The aircraft's trajectory is typically a "Figure-Eight." Flying in continuous circles would cause the tether to twist and eventually snap. The figure-eight trajectory ensures the tether is continuously unwound, while simultaneously optimizing the swept area and keeping the kite in the heart of the "power zone"—the central window of the wind gradient where apparent velocity is highest.
Researchers at institutions like UC3M and TU Delft utilize complex fluid-structure interaction frameworks to simulate how flexible delta kites deform under dynamic stall conditions during these aggressive turning maneuvers. Because the kites face aerodynamic load cycles vastly more punishing than standard paragliders or commercial aircraft, understanding structural fatigue is at the forefront of modern AWE research.
Commercialization, Challenges, and the Market Horizon
As of 2025, the global Airborne Wind Turbine market size was estimated at roughly $141.73 million, with projections to reach $381.21 million by 2035. AWE systems are emerging as highly viable solutions for off-grid operations, remote islands, military bases, and deep-water offshore deployments where conventional turbine foundations are too expensive.
In early 2024, energy giant ENGIE partnered with SkySails to implement 200 kW tethered kites into hybrid renewable grids, proving the viability of AWE in real-world commercial energy storage networks. Furthermore, entities like Airborne Wind Europe (AWEU) are intensely working with the EU Commission to standardize regulations and secure Innovation Fund backing for European startups like Kitemill, Kitekraft, and WindFisher.

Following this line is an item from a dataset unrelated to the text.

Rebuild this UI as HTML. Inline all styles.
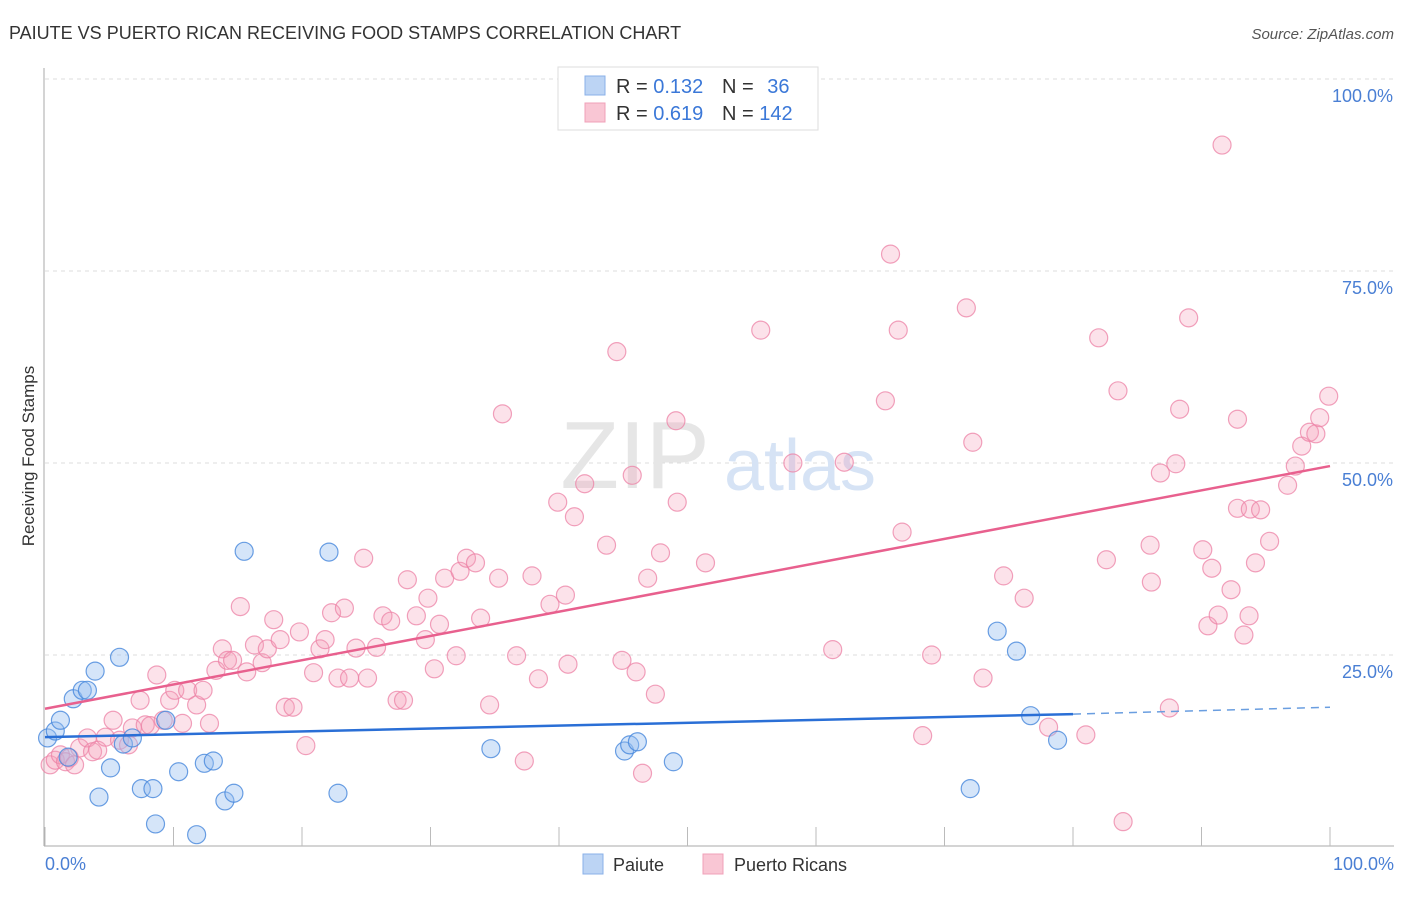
<!DOCTYPE html>
<html><head><meta charset="utf-8"><style>
body{margin:0;background:#fff;font-family:"Liberation Sans",sans-serif;}
svg text{font-family:"Liberation Sans",sans-serif;}
</style></head><body>
<svg id="chart" width="1406" height="892" viewBox="0 0 1406 892">
<text x="9" y="39" font-size="18" fill="#333">PAIUTE VS PUERTO RICAN RECEIVING FOOD STAMPS CORRELATION CHART</text>
<text x="1394" y="39" font-size="15" fill="#555" font-style="italic" text-anchor="end">Source: ZipAtlas.com</text>
<g id="grid"></g>
<text x="635" y="488" font-size="96" fill="#e6e6e6" font-family="Liberation Serif" text-anchor="middle">ZIP</text>
<text x="800" y="490" font-size="72" fill="#d6e3f5" text-anchor="middle">atlas</text>
<g id="axes"></g>
<g id="pts"></g>
<g id="trends"></g>
<text transform="translate(34,456) rotate(-90)" font-size="17" fill="#333" text-anchor="middle">Receiving Food Stamps</text>
<text x="45" y="870" font-size="18" fill="#4a7fd4">0.0%</text>
<text x="1394" y="870" font-size="18" fill="#4a7fd4" text-anchor="end">100.0%</text>
<g>
<rect x="558" y="67" width="260" height="63" fill="#fff" stroke="#ddd"/>
<rect x="585" y="76" width="20" height="19" fill="#bcd4f4" stroke="#8ab0e8"/>
<rect x="585" y="103" width="20" height="19" fill="#f9c6d4" stroke="#f0a0b8"/>
<text x="616" y="93" font-size="20" fill="#333">R = <tspan fill="#3b78d8">0.132</tspan></text>
<text x="722" y="93" font-size="20" fill="#333">N = <tspan fill="#3b78d8" dx="8">36</tspan></text>
<text x="616" y="120" font-size="20" fill="#333">R = <tspan fill="#3b78d8">0.619</tspan></text>
<text x="722" y="120" font-size="20" fill="#333">N = <tspan fill="#3b78d8">142</tspan></text>
</g>
<g>
<rect x="583" y="854" width="20" height="20" fill="#bcd4f4" stroke="#8ab0e8"/>
<text x="613" y="871" font-size="18" fill="#333">Paiute</text>
<rect x="703" y="854" width="20" height="20" fill="#f9c6d4" stroke="#f0a0b8"/>
<text x="734" y="871" font-size="18" fill="#333">Puerto Ricans</text>
</g>
</svg>
<script>
const yTicks=[25,50,75,100];
const yTickLabels=["25.0%","50.0%","75.0%","100.0%"];
const xTicks=[0,10,20,30,40,50,60,70,80,90,100];
const blueX=[0.2,0.8,1.2,2.2,2.9,3.3,3.9,5.8,1.8,5.1,4.2,6.1,6.8,7.5,8.4,8.6,9.4,10.4,11.8,12.4,13.1,14.0,14.7,15.5,22.1,22.8,34.7,45.1,45.5,46.1,48.9,72.0,74.1,75.6,76.7,78.8];
const blueY=[14.2,15.1,16.5,19.3,20.4,20.4,22.9,24.7,11.7,10.3,6.5,13.4,14.2,7.6,7.6,3.0,16.5,9.8,1.6,10.9,11.2,6.0,7.0,38.5,38.4,7.0,12.8,12.5,13.3,13.7,11.1,7.6,28.1,25.5,17.1,13.9];
const pinkX=[0.4,0.8,1.2,1.6,1.9,2.3,2.7,3.3,3.7,4.1,4.7,5.3,5.8,6.5,6.8,7.4,7.8,8.2,8.7,9.2,9.7,10.1,10.7,11.1,11.8,12.3,12.8,13.3,13.8,14.2,14.6,15.2,15.7,16.3,16.9,17.3,17.8,18.3,18.7,19.3,19.8,20.3,20.9,21.4,21.8,22.3,22.8,23.3,23.7,24.2,24.8,25.1,25.8,26.3,26.9,27.4,27.9,28.2,28.9,29.6,29.8,30.3,30.7,31.1,32.0,32.3,32.8,33.5,33.9,34.6,35.3,35.6,36.7,37.3,37.9,38.4,39.3,39.9,40.5,40.7,41.2,42.0,43.7,44.5,44.9,45.7,46.0,46.5,46.9,47.5,47.9,49.1,49.2,51.4,55.7,58.2,61.3,62.2,65.4,65.8,66.4,66.7,68.3,69.0,71.7,72.2,73.0,74.6,76.2,78.1,81.0,82.0,82.6,83.5,83.9,86.0,86.1,86.8,87.5,88.0,88.3,89.0,90.1,90.5,90.8,91.3,91.6,92.3,92.8,92.8,93.3,93.8,93.7,94.2,94.6,95.3,96.7,97.3,97.8,98.4,98.9,99.2,99.9];
const pinkY=[10.7,11.3,12.0,11.1,11.6,10.7,12.9,14.2,12.4,12.6,14.3,16.5,13.9,13.3,15.5,19.1,15.9,15.8,22.4,16.5,19.1,20.4,16.1,20.4,18.5,20.4,16.1,23.0,25.8,24.3,24.3,31.3,22.8,26.3,24.0,25.8,29.6,27.0,18.2,18.2,28.0,13.2,22.7,25.8,27.0,30.5,22.0,31.1,22.0,25.9,37.6,22.0,26.0,30.1,29.4,19.1,19.1,34.8,30.1,27.0,32.4,23.2,29.0,35.0,24.9,35.9,37.6,37.0,29.8,18.5,35.0,56.4,24.9,11.2,35.3,21.9,31.6,44.9,32.8,23.8,43.0,47.3,39.3,64.5,24.3,48.4,22.8,9.6,35.0,19.9,38.3,55.5,44.9,37.0,67.3,50.0,25.7,50.1,58.1,77.2,67.3,41.0,14.5,25.0,70.2,52.7,22.0,35.3,32.4,15.6,14.6,66.3,37.4,59.4,3.3,39.3,34.5,48.7,18.1,49.9,57.0,68.9,38.7,28.8,36.3,30.2,91.4,33.5,55.7,44.1,27.6,44.0,30.1,37.0,43.9,39.8,47.1,49.6,52.2,54.0,53.8,55.9,58.7];
const blueTrend=[14.3,17.3,18.2]; // y at x=0, x=80, x=100
const pinkTrend=[18.0,49.6]; // y at x=0, x=100
const NS='http://www.w3.org/2000/svg';
const X=v=>45+v*12.85;
const Y=v=>847-v*7.68;
function mk(tag,attrs,parent){const e=document.createElementNS(NS,tag);for(const k in attrs)e.setAttribute(k,attrs[k]);parent.appendChild(e);return e;}
const grid=document.getElementById('grid'),axes=document.getElementById('axes'),pts=document.getElementById('pts'),tr=document.getElementById('trends');
yTicks.forEach((t,i)=>{
 const l=mk('line',{x1:45,x2:1394,y1:Y(t),y2:Y(t),stroke:'#ddd','stroke-dasharray':'4,4'},grid);
 
 
 const tx=mk('text',{x:1393,y:Y(t)+23,'font-size':18,fill:'#4a7fd4','text-anchor':'end'},grid);
 tx.textContent=yTickLabels[i];
 
 
});
const ya=mk('line',{x1:44,x2:44,y1:68,y2:846,stroke:'#aaa'},axes);


const xa=mk('line',{x1:44,x2:1394,y1:846,y2:846,stroke:'#aaa'},axes);


xTicks.forEach(t=>{
 const l=mk('line',{x1:X(t),x2:X(t),y1:827,y2:846,stroke:'#bbb'},axes);
 
 
});
pinkX.forEach((x,i)=>{
 const c=mk('circle',{cx:X(x),cy:Y(pinkY[i]),r:9,fill:'rgba(244,160,186,0.3)',stroke:'rgba(236,130,165,0.75)','stroke-width':1.2},pts);
 
 
});
blueX.forEach((x,i)=>{
 const c=mk('circle',{cx:X(x),cy:Y(blueY[i]),r:9,fill:'rgba(150,190,240,0.4)',stroke:'rgba(70,135,220,0.8)','stroke-width':1.2},pts);
 
 
});
const pl=mk('line',{x1:X(0),y1:Y(pinkTrend[0]),x2:X(100),y2:Y(pinkTrend[1]),stroke:'#e8608e','stroke-width':2.5},tr);


const bl=mk('line',{x1:X(0),y1:Y(blueTrend[0]),x2:X(80),y2:Y(blueTrend[1]),stroke:'#2a6fd6','stroke-width':2.5},tr);


const bd=mk('line',{x1:X(80),y1:Y(blueTrend[1]),x2:X(100),y2:Y(blueTrend[2]),stroke:'#6a9ee0','stroke-width':1.5,'stroke-dasharray':'8,6'},tr);


</script>
</body></html>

However, the industry faces severe regulatory and operational hurdles.
- Airspace Regulations: Operating tethered systems hundreds of meters in the sky inherently conflicts with aviation flight paths. Close collaboration with aviation authorities like the FAA and EASA is required to designate protected airspace or implement dynamic geo-fencing and warning systems.
- Weather Extremes: AWTs operate in the highly volatile troposphere. Unlike steel towers, kites are susceptible to lightning strikes, severe icing, and sudden microbursts. Most systems are designed to autonomously dock at a ground station when storm sensors detect approaching squalls, but the launch and landing automation remains one of the most mechanically complex challenges.
- Social Acceptance: While AWTs eliminate the visual blight of massive steel towers and significantly reduce the acoustic thumping noise associated with traditional turbine blades, the public is still unfamiliar with them. Recent sociological studies, such as the 2025 PhD thesis by Helena Schmidt at Delft University, indicate that local communities are highly accepting of AWE technology once they are properly educated on its environmental benefits and lower material footprint.
The Future of High-Altitude Wind
By eliminating the steel tower, Airborne Wind Energy slashes material consumption by up to 90%, radically shrinking the carbon footprint of wind power generation. This technology has the power to democratize wind energy, transforming it from heavily industrialized, resource-intensive infrastructure into highly mobile, rapidly deployable modules.
We are standing at the edge of an aerodynamic frontier. The skies hold an almost inexhaustible reservoir of kinetic energy. Through a mastery of fluid mechanics, advanced composite materials, and autonomous robotics, Airborne Wind Energy is proving that to solve the energy crisis, we do not need to build taller towers. We just need to learn how to fly.